C’est elle qui conçut le plan à l’origine de la victoire éthiopienne à Makalle, et sa présence fut déterminante pour remporter un autre triomphe à Adwa en 1896, le plus significatif de toute l’Afrique au plus fort du colonialisme européen.
Taytu et son époux participent en personne à la bataille décisive d’Adoua qui voit, en mars 1896, la victoire des Ethiopiens et la fin de la première guerre italo-éthiopienne.
Elle y dirige des hommes ainsi que des infirmières pour venir en aide aux blessés.
En effet, le 1er mars 1896, ses troupes défont les Italiens à Adoua, dans le Tigray.
Ainsi, après la bataille d’Adoua ils acquièrent une légitimité incontestée et apparaissent aux yeux des Européens comme les leaders à respecter d’un État africain moderne exempter du « devoir de colonisation ».
La chute du pouvoir
Trois attaques d’apoplexie, en 1906, 1908 et 1909, laissent Ménélik paralysé et presque incapable de parler.
Taytu Betul s’implique encore plus dans la prise de décisions et suit de près la succession de son époux.
Souhaitant ramener le pouvoir vers Gondar, la région dont elle est origine, Taytu s’efforce de faire modifier le testament de son époux pour faire de sa belle-fille Zewditou son héritière.
Mais ses tentatives sont contrées par le Conseil des ministres qui l’écarte du pouvoir et la cantonne au soin de son époux.
En mars 1910, le pouvoir passe officiellement entre les mains de l’héritier Iyassou et de son régent Ras-Bitwoded Tessema Nadew.
A la mort de Ménélik II en 1913, Taytu est bannie et contrainte de se retirer dans l’ancien palais impérial à Entoto, à proximité d’Addis-Abeba.

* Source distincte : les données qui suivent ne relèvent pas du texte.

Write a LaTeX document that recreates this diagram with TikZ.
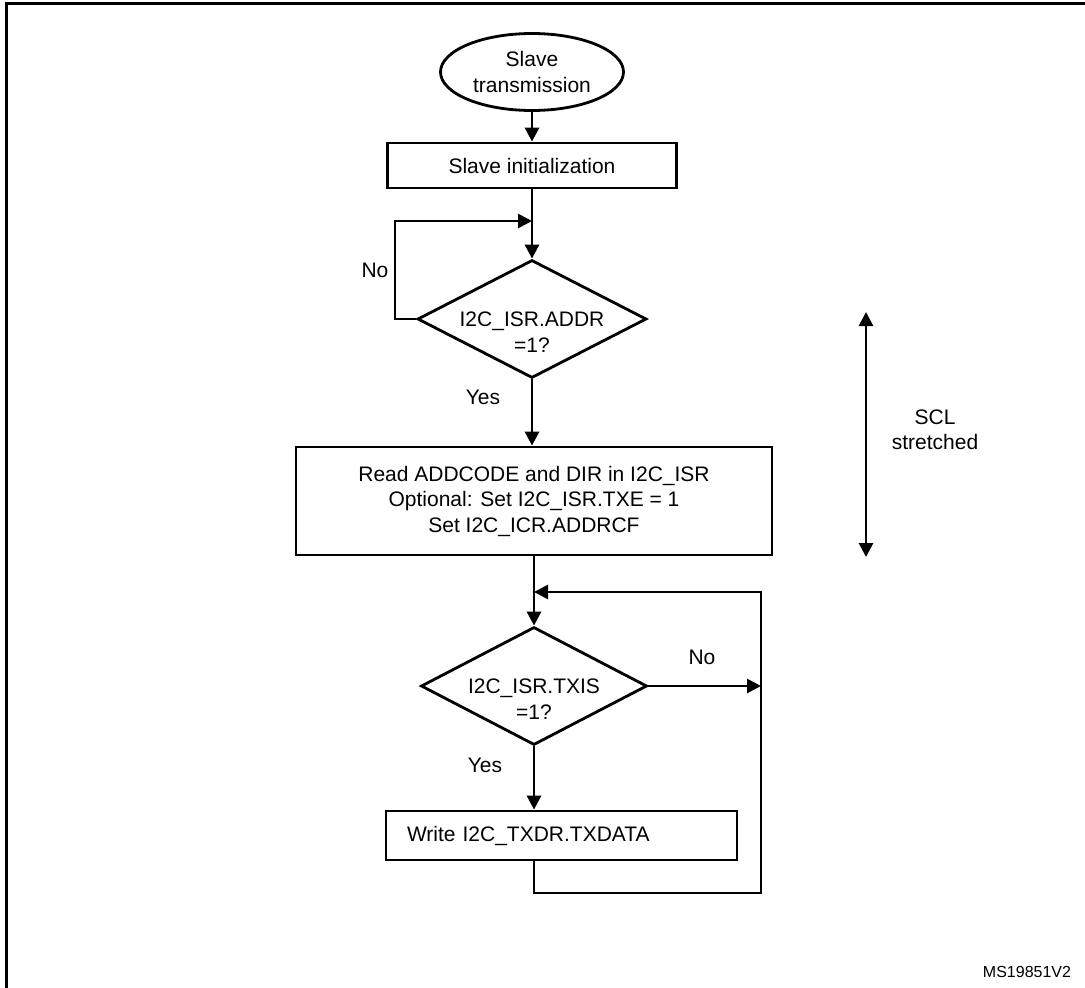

Mais, la noblesse et l’église n’acceptant pas qu’un musulman dirige le pays, en 1916, le nouveau souverain est renversé par un coup d’Etat qui voit l’arrivée au pouvoir de Zewditou.
L’ancienne impératrice a peut-être joué un rôle dans cette prise de pouvoir.
La nouvelle negiste negest aurait offert à sa belle-mère de venir s’installer avec elle, mais Taytu aurait refusé.
En 1917, elle demande la permission de finir ses jours à Gondar, dans sa région d’origine, mais cette requête lui est refusée.
Taytu Betul décède le 11 février 1918. Elle repose dans un mausolée du palais Ménélik à Addis-Abeba, aux côtés de son époux.